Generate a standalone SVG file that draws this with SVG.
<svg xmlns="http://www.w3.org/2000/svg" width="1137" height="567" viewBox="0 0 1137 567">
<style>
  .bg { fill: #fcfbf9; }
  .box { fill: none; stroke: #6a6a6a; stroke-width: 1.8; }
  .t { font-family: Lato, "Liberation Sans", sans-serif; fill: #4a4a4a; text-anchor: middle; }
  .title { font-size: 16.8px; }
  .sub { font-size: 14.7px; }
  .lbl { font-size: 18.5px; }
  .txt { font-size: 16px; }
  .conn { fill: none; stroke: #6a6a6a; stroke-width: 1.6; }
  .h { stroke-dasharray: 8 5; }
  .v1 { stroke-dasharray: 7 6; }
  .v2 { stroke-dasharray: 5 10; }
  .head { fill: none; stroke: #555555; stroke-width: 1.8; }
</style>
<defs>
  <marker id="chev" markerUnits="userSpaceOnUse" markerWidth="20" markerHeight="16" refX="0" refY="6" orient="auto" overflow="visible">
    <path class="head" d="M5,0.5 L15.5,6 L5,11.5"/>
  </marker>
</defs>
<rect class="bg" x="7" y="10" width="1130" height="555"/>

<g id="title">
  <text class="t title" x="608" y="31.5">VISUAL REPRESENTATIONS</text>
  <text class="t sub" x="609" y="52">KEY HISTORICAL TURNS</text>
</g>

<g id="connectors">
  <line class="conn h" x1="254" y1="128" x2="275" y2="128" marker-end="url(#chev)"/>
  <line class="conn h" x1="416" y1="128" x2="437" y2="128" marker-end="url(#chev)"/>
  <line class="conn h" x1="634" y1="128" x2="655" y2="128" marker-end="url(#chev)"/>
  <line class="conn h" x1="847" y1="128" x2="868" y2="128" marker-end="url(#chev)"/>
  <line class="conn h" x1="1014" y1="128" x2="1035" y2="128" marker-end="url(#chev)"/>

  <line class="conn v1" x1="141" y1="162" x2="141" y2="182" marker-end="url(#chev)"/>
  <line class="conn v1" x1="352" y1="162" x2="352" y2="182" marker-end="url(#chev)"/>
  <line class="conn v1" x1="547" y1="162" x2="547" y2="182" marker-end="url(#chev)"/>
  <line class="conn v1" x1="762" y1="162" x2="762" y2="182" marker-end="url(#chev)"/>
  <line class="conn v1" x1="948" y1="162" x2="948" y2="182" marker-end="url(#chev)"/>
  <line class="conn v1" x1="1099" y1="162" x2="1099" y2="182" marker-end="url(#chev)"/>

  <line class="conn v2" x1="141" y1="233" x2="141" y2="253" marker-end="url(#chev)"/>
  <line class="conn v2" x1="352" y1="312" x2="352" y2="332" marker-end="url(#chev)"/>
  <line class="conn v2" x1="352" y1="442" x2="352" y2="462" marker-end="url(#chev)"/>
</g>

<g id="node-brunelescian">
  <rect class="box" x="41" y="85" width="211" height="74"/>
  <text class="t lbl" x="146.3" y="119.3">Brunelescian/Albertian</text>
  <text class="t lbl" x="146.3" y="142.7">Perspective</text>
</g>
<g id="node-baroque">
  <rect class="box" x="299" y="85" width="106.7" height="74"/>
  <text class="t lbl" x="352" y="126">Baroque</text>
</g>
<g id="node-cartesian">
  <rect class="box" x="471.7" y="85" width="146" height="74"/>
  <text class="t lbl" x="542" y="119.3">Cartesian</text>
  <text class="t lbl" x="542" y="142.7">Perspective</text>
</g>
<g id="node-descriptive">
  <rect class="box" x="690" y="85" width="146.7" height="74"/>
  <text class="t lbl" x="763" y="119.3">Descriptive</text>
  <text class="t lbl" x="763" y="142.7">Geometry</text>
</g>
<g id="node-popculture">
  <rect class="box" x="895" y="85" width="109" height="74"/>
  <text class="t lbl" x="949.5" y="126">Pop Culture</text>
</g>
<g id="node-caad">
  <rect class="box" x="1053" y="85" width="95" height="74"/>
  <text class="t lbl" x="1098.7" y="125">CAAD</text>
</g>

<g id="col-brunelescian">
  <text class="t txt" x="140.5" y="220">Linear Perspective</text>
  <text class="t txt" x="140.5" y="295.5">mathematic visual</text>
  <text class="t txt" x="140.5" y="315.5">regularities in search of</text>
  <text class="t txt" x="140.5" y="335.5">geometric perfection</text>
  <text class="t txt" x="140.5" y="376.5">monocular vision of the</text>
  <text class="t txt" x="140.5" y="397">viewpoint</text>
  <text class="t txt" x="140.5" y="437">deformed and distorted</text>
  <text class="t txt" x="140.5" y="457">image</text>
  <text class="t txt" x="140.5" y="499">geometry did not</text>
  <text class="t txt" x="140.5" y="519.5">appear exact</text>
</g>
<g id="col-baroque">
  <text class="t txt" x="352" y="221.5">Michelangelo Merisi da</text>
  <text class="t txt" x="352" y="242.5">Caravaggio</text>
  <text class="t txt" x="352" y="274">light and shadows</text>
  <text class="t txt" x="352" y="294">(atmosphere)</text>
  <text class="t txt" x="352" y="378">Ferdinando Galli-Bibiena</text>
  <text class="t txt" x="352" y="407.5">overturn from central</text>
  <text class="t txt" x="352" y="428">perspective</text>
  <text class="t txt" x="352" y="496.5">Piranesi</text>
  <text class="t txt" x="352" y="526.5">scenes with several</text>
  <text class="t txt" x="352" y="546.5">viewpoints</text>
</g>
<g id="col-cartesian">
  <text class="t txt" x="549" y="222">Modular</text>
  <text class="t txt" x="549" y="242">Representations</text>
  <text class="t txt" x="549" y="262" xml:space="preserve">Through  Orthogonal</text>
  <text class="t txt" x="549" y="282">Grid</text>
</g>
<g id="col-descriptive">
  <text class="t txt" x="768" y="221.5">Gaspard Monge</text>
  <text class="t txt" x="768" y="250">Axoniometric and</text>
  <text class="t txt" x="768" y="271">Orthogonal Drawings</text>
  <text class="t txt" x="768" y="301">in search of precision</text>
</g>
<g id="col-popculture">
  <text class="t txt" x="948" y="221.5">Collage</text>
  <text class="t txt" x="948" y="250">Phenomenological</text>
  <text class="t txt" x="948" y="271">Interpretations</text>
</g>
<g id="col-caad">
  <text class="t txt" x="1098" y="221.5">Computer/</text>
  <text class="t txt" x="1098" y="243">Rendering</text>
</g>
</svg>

• **To be done**
Copy every line exactly. Leave nothing out.

• **Response to this task**
Generate a standalone SVG file that draws this with SVG.
<svg xmlns="http://www.w3.org/2000/svg" width="1137" height="567" viewBox="0 0 1137 567">
<style>
  .bg { fill: #fcfbf9; }
  .box { fill: none; stroke: #6a6a6a; stroke-width: 1.8; }
  .t { font-family: Lato, "Liberation Sans", sans-serif; fill: #4a4a4a; text-anchor: middle; }
  .title { font-size: 16.8px; }
  .sub { font-size: 14.7px; }
  .lbl { font-size: 18.5px; }
  .txt { font-size: 16px; }
  .conn { fill: none; stroke: #6a6a6a; stroke-width: 1.6; }
  .h { stroke-dasharray: 8 5; }
  .v1 { stroke-dasharray: 7 6; }
  .v2 { stroke-dasharray: 5 10; }
  .head { fill: none; stroke: #555555; stroke-width: 1.8; }
</style>
<defs>
  <marker id="chev" markerUnits="userSpaceOnUse" markerWidth="20" markerHeight="16" refX="0" refY="6" orient="auto" overflow="visible">
    <path class="head" d="M5,0.5 L15.5,6 L5,11.5"/>
  </marker>
</defs>
<rect class="bg" x="7" y="10" width="1130" height="555"/>

<g id="title">
  <text class="t title" x="608" y="31.5">VISUAL REPRESENTATIONS</text>
  <text class="t sub" x="609" y="52">KEY HISTORICAL TURNS</text>
</g>

<g id="connectors">
  <line class="conn h" x1="254" y1="128" x2="275" y2="128" marker-end="url(#chev)"/>
  <line class="conn h" x1="416" y1="128" x2="437" y2="128" marker-end="url(#chev)"/>
  <line class="conn h" x1="634" y1="128" x2="655" y2="128" marker-end="url(#chev)"/>
  <line class="conn h" x1="847" y1="128" x2="868" y2="128" marker-end="url(#chev)"/>
  <line class="conn h" x1="1014" y1="128" x2="1035" y2="128" marker-end="url(#chev)"/>

  <line class="conn v1" x1="141" y1="162" x2="141" y2="182" marker-end="url(#chev)"/>
  <line class="conn v1" x1="352" y1="162" x2="352" y2="182" marker-end="url(#chev)"/>
  <line class="conn v1" x1="547" y1="162" x2="547" y2="182" marker-end="url(#chev)"/>
  <line class="conn v1" x1="762" y1="162" x2="762" y2="182" marker-end="url(#chev)"/>
  <line class="conn v1" x1="948" y1="162" x2="948" y2="182" marker-end="url(#chev)"/>
  <line class="conn v1" x1="1099" y1="162" x2="1099" y2="182" marker-end="url(#chev)"/>

  <line class="conn v2" x1="141" y1="233" x2="141" y2="253" marker-end="url(#chev)"/>
  <line class="conn v2" x1="352" y1="312" x2="352" y2="332" marker-end="url(#chev)"/>
  <line class="conn v2" x1="352" y1="442" x2="352" y2="462" marker-end="url(#chev)"/>
</g>

<g id="node-brunelescian">
  <rect class="box" x="41" y="85" width="211" height="74"/>
  <text class="t lbl" x="146.3" y="119.3">Brunelescian/Albertian</text>
  <text class="t lbl" x="146.3" y="142.7">Perspective</text>
</g>
<g id="node-baroque">
  <rect class="box" x="299" y="85" width="106.7" height="74"/>
  <text class="t lbl" x="352" y="126">Baroque</text>
</g>
<g id="node-cartesian">
  <rect class="box" x="471.7" y="85" width="146" height="74"/>
  <text class="t lbl" x="542" y="119.3">Cartesian</text>
  <text class="t lbl" x="542" y="142.7">Perspective</text>
</g>
<g id="node-descriptive">
  <rect class="box" x="690" y="85" width="146.7" height="74"/>
  <text class="t lbl" x="763" y="119.3">Descriptive</text>
  <text class="t lbl" x="763" y="142.7">Geometry</text>
</g>
<g id="node-popculture">
  <rect class="box" x="895" y="85" width="109" height="74"/>
  <text class="t lbl" x="949.5" y="126">Pop Culture</text>
</g>
<g id="node-caad">
  <rect class="box" x="1053" y="85" width="95" height="74"/>
  <text class="t lbl" x="1098.7" y="125">CAAD</text>
</g>

<g id="col-brunelescian">
  <text class="t txt" x="140.5" y="220">Linear Perspective</text>
  <text class="t txt" x="140.5" y="295.5">mathematic visual</text>
  <text class="t txt" x="140.5" y="315.5">regularities in search of</text>
  <text class="t txt" x="140.5" y="335.5">geometric perfection</text>
  <text class="t txt" x="140.5" y="376.5">monocular vision of the</text>
  <text class="t txt" x="140.5" y="397">viewpoint</text>
  <text class="t txt" x="140.5" y="437">deformed and distorted</text>
  <text class="t txt" x="140.5" y="457">image</text>
  <text class="t txt" x="140.5" y="499">geometry did not</text>
  <text class="t txt" x="140.5" y="519.5">appear exact</text>
</g>
<g id="col-baroque">
  <text class="t txt" x="352" y="221.5">Michelangelo Merisi da</text>
  <text class="t txt" x="352" y="242.5">Caravaggio</text>
  <text class="t txt" x="352" y="274">light and shadows</text>
  <text class="t txt" x="352" y="294">(atmosphere)</text>
  <text class="t txt" x="352" y="378">Ferdinando Galli-Bibiena</text>
  <text class="t txt" x="352" y="407.5">overturn from central</text>
  <text class="t txt" x="352" y="428">perspective</text>
  <text class="t txt" x="352" y="496.5">Piranesi</text>
  <text class="t txt" x="352" y="526.5">scenes with several</text>
  <text class="t txt" x="352" y="546.5">viewpoints</text>
</g>
<g id="col-cartesian">
  <text class="t txt" x="549" y="222">Modular</text>
  <text class="t txt" x="549" y="242">Representations</text>
  <text class="t txt" x="549" y="262" xml:space="preserve">Through  Orthogonal</text>
  <text class="t txt" x="549" y="282">Grid</text>
</g>
<g id="col-descriptive">
  <text class="t txt" x="768" y="221.5">Gaspard Monge</text>
  <text class="t txt" x="768" y="250">Axoniometric and</text>
  <text class="t txt" x="768" y="271">Orthogonal Drawings</text>
  <text class="t txt" x="768" y="301">in search of precision</text>
</g>
<g id="col-popculture">
  <text class="t txt" x="948" y="221.5">Collage</text>
  <text class="t txt" x="948" y="250">Phenomenological</text>
  <text class="t txt" x="948" y="271">Interpretations</text>
</g>
<g id="col-caad">
  <text class="t txt" x="1098" y="221.5">Computer/</text>
  <text class="t txt" x="1098" y="243">Rendering</text>
</g>
</svg>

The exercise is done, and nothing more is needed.